Malgré son nom, Daisy Driver est un groupe lorrain bien de chez nous. Formé en 2014, il participe à plusieurs festivals avant de décider de se fixer une fois pour toute un point d'origine dont le titre sera le paradoxal "Nulle Part".
Daisy Driver ne fait pas dans la dentelle. Sans avoir pris le temps d'échauffer les oreilles de son auditeur, voilà que les musiciens se lancent dans un raid très physique. 'Drowning' et sa basse poisseuse, 'Mya' avec son riff de guitare minimaliste et hypnotique couplé à une ténébreuse section rythmique, la locomotive endiablée 'El Loco' ou le sommet à fleur de peau 'Une Rose, Un Espoir'. La formule reste peu ou prou la même, des couplets mid-tempo, transpirant la moiteur et la sueur et des refrains explosifs où l'ensemble s'emballe. Quelques titres resteront toutefois anecdotiques comme 'Johnny Rodeo' ou le titre éponyme.
De leurs timbres graves et imposants parfois feutrés, les différentes voix se livrent à de véritables cris de colère, de jouissance comme pouvait le faire le regretté Chester Bennington. Les paroles assez bien écrites justifient ces éclats : critique de la société et en particulier des politiciens aux poches enflées ('I Love Paris', 'On Est Tous'), mal-être ('Drowning', 'De New York à Madrid') mais avec toujours des solutions de rechange ('Le Cri Du Monde', 'Mya', 'Une Rose, Un Espoir').

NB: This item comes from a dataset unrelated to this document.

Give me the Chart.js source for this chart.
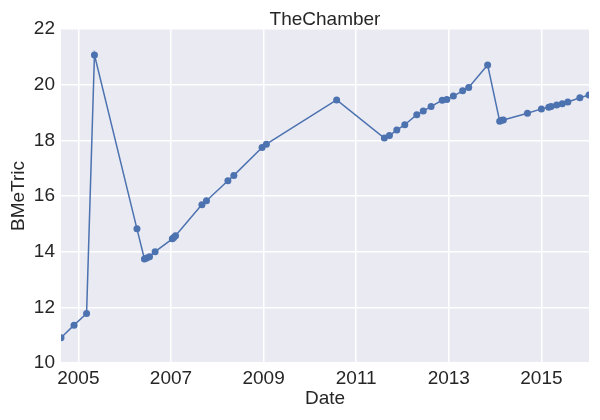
<!DOCTYPE html>
<html lang="en">
<head>
    <meta charset="UTF-8">
    <title>TheChamber</title>
    <style>
        body {
            margin: 0;
            padding: 0;
            background-color: #ffffff;
        }
        #wrap {
            width: 600px;
            height: 420px;
        }
    </style>
    <script src="https://cdn.jsdelivr.net/npm/chart.js"></script>
</head>
<body>
    <div id="wrap"><canvas id="chart"></canvas></div>
    <script>
        const dates = [
            '2004-08-17', '2004-11-28', '2005-03-07', '2005-05-08', '2006-04-08',
            '2006-06-06', '2006-06-24', '2006-07-16', '2006-08-29', '2007-01-12',
            '2007-01-23', '2007-02-06', '2007-09-02', '2007-10-08', '2008-03-25',
            '2008-05-11', '2008-12-20', '2009-01-23', '2010-07-31', '2011-08-11',
            '2011-09-20', '2011-11-17', '2012-01-19', '2012-04-23', '2012-06-13',
            '2012-08-14', '2012-11-10', '2012-12-16', '2013-02-06', '2013-04-20',
            '2013-06-07', '2013-11-03', '2014-02-06', '2014-02-21', '2014-03-07',
            '2014-09-13', '2015-01-01', '2015-02-28', '2015-03-18', '2015-05-01',
            '2015-06-14', '2015-07-28', '2015-10-31', '2016-01-11'
        ];
        const bmetric = [
            10.91, 11.36, 11.78, 21.07, 14.82,
            13.74, 13.77, 13.82, 14.00, 14.46,
            14.51, 14.57, 15.69, 15.83, 16.55,
            16.74, 17.74, 17.86, 19.45, 18.08,
            18.17, 18.37, 18.56, 18.92, 19.05,
            19.22, 19.44, 19.47, 19.59, 19.78,
            19.90, 20.71, 18.69, 18.72, 18.73,
            18.97, 19.13, 19.19, 19.22, 19.27,
            19.31, 19.38, 19.53, 19.63
        ];
        const xTickYears = [2005, 2007, 2009, 2011, 2013, 2015];
        const yTicks = [10, 12, 14, 16, 18, 20, 22];

        // date string -> fractional year, so a linear axis can place it
        const toYear = s => {
            const [y, m, d] = s.split('-').map(Number);
            const start = Date.UTC(y, 0, 1);
            const end = Date.UTC(y + 1, 0, 1);
            return y + (Date.UTC(y, m - 1, d) - start) / (end - start);
        };

        const points = dates.map((d, i) => ({ x: toYear(d), y: bmetric[i] }));
        const xs = points.map(p => p.x);

        const FONT = "'Liberation Sans', Arial, sans-serif";
        const TEXT = '#262626';

        const plotBg = {
            id: 'plotBg',
            beforeDraw(chart) {
                const { ctx, chartArea: a } = chart;
                ctx.save();
                ctx.fillStyle = '#EAEAF2';
                ctx.fillRect(a.left, a.top, a.right - a.left, a.bottom - a.top);
                ctx.restore();
            }
        };

        new Chart(document.getElementById('chart'), {
            type: 'line',
            data: {
                datasets: [{
                    data: points,
                    borderColor: '#4C72B0',
                    backgroundColor: '#4C72B0',
                    borderWidth: 1.5,
                    pointRadius: 3.5,
                    pointBorderWidth: 0,
                    tension: 0,
                    fill: false,
                    clip: 0
                }]
            },
            options: {
                responsive: true,
                maintainAspectRatio: false,
                animation: false,
                layout: { padding: { left: 0, right: 11, top: 0, bottom: 0 } },
                plugins: {
                    legend: { display: false },
                    tooltip: { enabled: false },
                    title: {
                        display: true,
                        text: 'TheChamber',
                        fullSize: false,
                        color: TEXT,
                        font: { family: FONT, size: 19, weight: 'normal', lineHeight: 1.0 },
                        padding: { top: 10, bottom: 0 }
                    }
                },
                scales: {
                    x: {
                        type: 'linear',
                        min: Math.min(...xs),
                        max: Math.max(...xs),
                        grid: { color: '#ffffff', lineWidth: 1.5, drawTicks: false },
                        border: { display: false },
                        afterBuildTicks: s => { s.ticks = xTickYears.map(v => ({ value: v })); },
                        afterFit: s => { s.height = 57; },
                        ticks: {
                            autoSkip: false,
                            maxRotation: 0,
                            padding: 4,
                            color: TEXT,
                            font: { family: FONT, size: 19 },
                            callback: v => String(v)
                        },
                        title: {
                            display: true,
                            text: 'Date',
                            color: TEXT,
                            font: { family: FONT, size: 19 },
                            padding: { top: 0, bottom: 10 }
                        }
                    },
                    y: {
                        min: 10,
                        max: 22,
                        grid: { color: '#ffffff', lineWidth: 1.5, drawTicks: false },
                        border: { display: false },
                        afterBuildTicks: s => { s.ticks = yTicks.map(v => ({ value: v })); },
                        afterFit: s => { s.width = 61; },
                        ticks: {
                            padding: 6,
                            color: TEXT,
                            font: { family: FONT, size: 19 }
                        },
                        title: {
                            display: true,
                            text: 'BMeTric',
                            color: TEXT,
                            font: { family: FONT, size: 19 },
                            padding: { top: 7, bottom: 0 }
                        }
                    }
                }
            },
            plugins: [plotBg]
        });
    </script>
</body>
</html>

On peut toutefois mettre un bémol pour l'insistance à vouloir faire des couplets en français et chanter les refrains en anglais (en particulier le ridicule refrain de 'Roxanne', proche du plagiat du titre de Police et qui gâche une chanson au fort potentiel). Une poignée de titres s'avancent timidement vers d'autres directions comme l'amusant pont reggae sur 'De New York à Madrid', les sons trafiqués hip-hop de 'Mya', ou un cinglant 'I Love Paris'. Même s'il n'y a rien de nouveau sous le soleil de Bar-le-Duc , Daisy Driver mise sur l'efficacité.
L'agencement de l'album est assez déroutant, disséminant quelques reprises parmi la quinzaine de chansons. Cet exercice délicat laisse craindre le pire lorsque le groupe reprend 'Morgane de Toi' de Renaud, donnant l'impression d'entendre une imitation parfaite de l'original (y compris la voix chevrotante) pour un résultat manquant de séduction. Et alors que l'auditeur commence déjà à désespérer à l'annonce d'une reprise de 'Les Yeux Revolvers' de Marc Lavoine, quelle ne sera pas sa surprise de constater qu'à l'inverse du morceau variétoche de qualité, la formation pulvérise l'original d'un son rock un tant soit peu insolent à la manière des Betteraves ou d'un Ultra Vomit (sans pour autant faire trop de second degré).
Daisy Driver est un groupe à suivre et avant tout à aller voir en concert, l'énergie communicative déployée sur l'album risquant d'être démultipliée en live.